In its guidance on state payments this season, the IRS clarified that payments made by states “in general” should be included for federal taxation, but many of the payments made in 2022 were “related to general welfare and disaster relief” and thus exempt.


Still, experts broadly agreed that the IRS had made the correct decision, given that it did not tax the federal government’s own stimulus checks, the cost of exempting the one-time state payments was fairly negligible and the delays had added confusion to the filing season.


“The IRS is right not to insist on strict applications of the rules given the need to resolve the uncertainty without further disruption,” said Jared Walczak, vice president of state projects at the Tax Foundation.


Ultimately, the IRS deemed payments from 16 states not taxable.
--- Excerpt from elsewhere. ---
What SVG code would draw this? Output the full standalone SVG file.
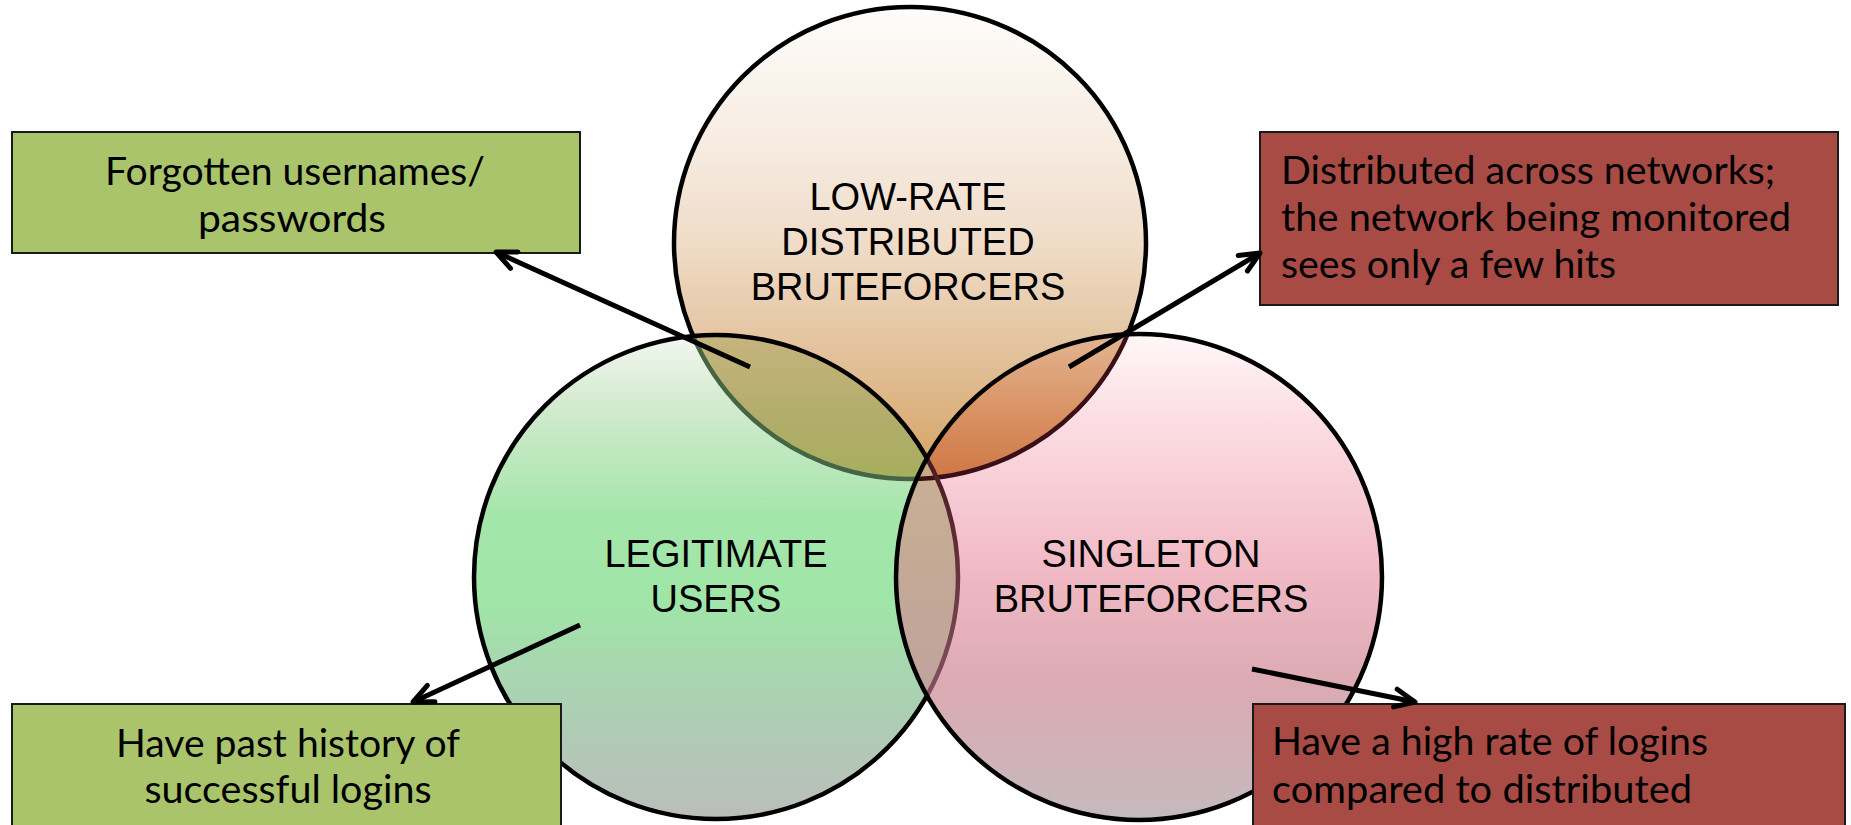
<svg xmlns="http://www.w3.org/2000/svg" width="1851" height="825" viewBox="0 0 1851 825">
  <style>
    .ring { fill: none; stroke: #000; stroke-width: 4.5; }
    .label { font-family: "Liberation Sans", Arial, sans-serif; font-size: 38px; fill: #000; text-anchor: middle; }
    .note { font-family: Lato, "Open Sans", sans-serif; font-size: 39px; fill: #000; }
    .note-c { text-anchor: middle; }
    .box-green { fill: #aac46c; stroke: #1a1a1a; stroke-width: 2; }
    .box-red { fill: #a84b45; stroke: #1a1a1a; stroke-width: 2; }
    .arrow { fill: none; stroke: #000; stroke-width: 5; marker-end: url(#chevron); }
  </style>
  <defs>
    <marker id="chevron" viewBox="-4 -4 30 26" refX="20" refY="9" markerWidth="30" markerHeight="26" markerUnits="userSpaceOnUse" orient="auto" overflow="visible">
      <path d="M0,0 L20,9 L0,18" fill="none" stroke="#000" stroke-width="5" stroke-linecap="round" stroke-linejoin="round"/>
    </marker>

    <!-- circle shapes reused for fills, strokes and clipping -->
    <circle id="shapeTop" cx="910" cy="243" r="236"/>
    <circle id="shapeLeft" cx="716" cy="577" r="242"/>
    <circle id="shapeRight" cx="1139" cy="577" r="243"/>

    <clipPath id="inLeft"><use href="#shapeLeft"/></clipPath>
    <clipPath id="inRight"><use href="#shapeRight"/></clipPath>

    <linearGradient id="gradTop" gradientUnits="userSpaceOnUse" x1="0" y1="7" x2="0" y2="479">
      <stop offset="0" stop-color="#fefdfb"/>
      <stop offset="0.3" stop-color="#f6ebe0"/>
      <stop offset="0.5" stop-color="#f0dcc8"/>
      <stop offset="0.72" stop-color="#e3c39e"/>
      <stop offset="1" stop-color="#d5a262"/>
    </linearGradient>
    <linearGradient id="gradLeft" gradientUnits="userSpaceOnUse" x1="0" y1="335" x2="0" y2="819">
      <stop offset="0" stop-color="#f4f7f2"/>
      <stop offset="0.15" stop-color="#d2eacd"/>
      <stop offset="0.38" stop-color="#a3e6aa"/>
      <stop offset="0.55" stop-color="#a0e5a8"/>
      <stop offset="0.75" stop-color="#abd1b3"/>
      <stop offset="1" stop-color="#bbbdbb"/>
    </linearGradient>
    <linearGradient id="gradRight" gradientUnits="userSpaceOnUse" x1="0" y1="334" x2="0" y2="820">
      <stop offset="0" stop-color="#fff7f8"/>
      <stop offset="0.18" stop-color="#fcdde3"/>
      <stop offset="0.48" stop-color="#f1bac5"/>
      <stop offset="0.72" stop-color="#dcaab3"/>
      <stop offset="1" stop-color="#c4babd"/>
    </linearGradient>
    <linearGradient id="gradTopLeft" gradientUnits="userSpaceOnUse" x1="0" y1="337" x2="0" y2="480">
      <stop offset="0" stop-color="#c6b47e"/>
      <stop offset="0.5" stop-color="#b4ad6c"/>
      <stop offset="1" stop-color="#a6ae5e"/>
    </linearGradient>
    <linearGradient id="gradTopRight" gradientUnits="userSpaceOnUse" x1="0" y1="337" x2="0" y2="478">
      <stop offset="0" stop-color="#e2b490"/>
      <stop offset="0.5" stop-color="#da9466"/>
      <stop offset="1" stop-color="#cf7745"/>
    </linearGradient>
    <linearGradient id="gradLeftRight" gradientUnits="userSpaceOnUse" x1="0" y1="455" x2="0" y2="725">
      <stop offset="0" stop-color="#c8b294"/>
      <stop offset="0.5" stop-color="#c2a896"/>
      <stop offset="1" stop-color="#c0a2a2"/>
    </linearGradient>
    <linearGradient id="gradLeftEdge" gradientUnits="userSpaceOnUse" x1="0" y1="455" x2="0" y2="730">
      <stop offset="0" stop-color="#4a1820"/>
      <stop offset="1" stop-color="#8a5a6a"/>
    </linearGradient>
  </defs>

  <rect x="0" y="0" width="1851" height="825" fill="#fff"/>

  <!-- Low-rate distributed bruteforcers -->
  <g id="node-lowrate">
    <use href="#shapeTop" fill="url(#gradTop)"/>
    <use href="#shapeTop" class="ring"/>
    <text class="label" x="908" y="210">LOW-RATE</text>
    <text class="label" x="908" y="255">DISTRIBUTED</text>
    <text class="label" x="908" y="300">BRUTEFORCERS</text>
  </g>

  <!-- Legitimate users -->
  <g id="node-legitimate">
    <use href="#shapeLeft" fill="url(#gradLeft)"/>
    <use href="#shapeTop" fill="url(#gradTopLeft)" clip-path="url(#inLeft)"/>
    <use href="#shapeTop" class="ring" style="stroke:#456545" clip-path="url(#inLeft)"/>
    <use href="#shapeLeft" class="ring"/>
    <text class="label" x="716" y="567">LEGITIMATE</text>
    <text class="label" x="716" y="612">USERS</text>
  </g>

  <!-- Singleton bruteforcers -->
  <g id="node-singleton">
    <use href="#shapeRight" fill="url(#gradRight)"/>
    <use href="#shapeTop" fill="url(#gradTopRight)" clip-path="url(#inRight)"/>
    <use href="#shapeLeft" fill="url(#gradLeftRight)" clip-path="url(#inRight)"/>
    <g clip-path="url(#inRight)">
      <use href="#shapeTop" fill="#c8aa86" clip-path="url(#inLeft)"/>
    </g>
    <use href="#shapeTop" class="ring" style="stroke:#3a1016" clip-path="url(#inRight)"/>
    <use href="#shapeLeft" class="ring" style="stroke:url(#gradLeftEdge)" clip-path="url(#inRight)"/>
    <use href="#shapeRight" class="ring"/>
    <text class="label" x="1151" y="567">SINGLETON</text>
    <text class="label" x="1151" y="612">BRUTEFORCERS</text>
  </g>

  <!-- annotation boxes -->
  <g id="note-forgotten">
    <rect class="box-green" x="12" y="132" width="568" height="121"/>
    <text class="note note-c" x="295" y="185" textLength="380" lengthAdjust="spacingAndGlyphs">Forgotten usernames/</text>
    <text class="note note-c" x="292" y="232" textLength="188" lengthAdjust="spacingAndGlyphs">passwords</text>
  </g>

  <g id="note-distributed">
    <rect class="box-red" x="1260" y="132" width="578" height="173"/>
    <text class="note" x="1281" y="184" textLength="494" lengthAdjust="spacingAndGlyphs">Distributed across networks;</text>
    <text class="note" x="1281" y="231" textLength="510" lengthAdjust="spacingAndGlyphs">the network being monitored</text>
    <text class="note" x="1281" y="278" textLength="335" lengthAdjust="spacingAndGlyphs">sees only a few hits</text>
  </g>

  <g id="note-history">
    <rect class="box-green" x="12" y="704" width="549" height="140"/>
    <text class="note note-c" x="288" y="757" textLength="344" lengthAdjust="spacingAndGlyphs">Have past history of</text>
    <text class="note note-c" x="288" y="803" textLength="287" lengthAdjust="spacingAndGlyphs">successful logins</text>
  </g>

  <g id="note-rate">
    <rect class="box-red" x="1253" y="704" width="592" height="140"/>
    <text class="note" x="1272" y="755" textLength="436" lengthAdjust="spacingAndGlyphs">Have a high rate of logins</text>
    <text class="note" x="1272" y="803" textLength="420" lengthAdjust="spacingAndGlyphs">compared to distributed</text>
  </g>

  <!-- connectors -->
  <g id="connectors">
    <line class="arrow" x1="750" y1="367" x2="496" y2="252"/>
    <line class="arrow" x1="1069" y1="367" x2="1260" y2="253"/>
    <line class="arrow" x1="580" y1="625" x2="413" y2="702"/>
    <line class="arrow" x1="1252" y1="669" x2="1415" y2="702"/>
  </g>
</svg>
Some rebates were narrowly tailored, including $35.5 million to about 59,000 families with children in Florida, while others covered nearly every taxpayer in a state, such as the $9 billion paid to more than 31 million residents in California.


Taxpayers in Alaska do not need to report a one-time energy relief payment on their tax returns, but do need to report the regular dividend the state sends to residents.


Residents in four other states — Georgia, Massachusetts, South Carolina and Virginia — do not need to report payments if they take the standard deduction, but do if they itemize. The IRS reasoned that these four states had structured their payments as refunds rather than rebates.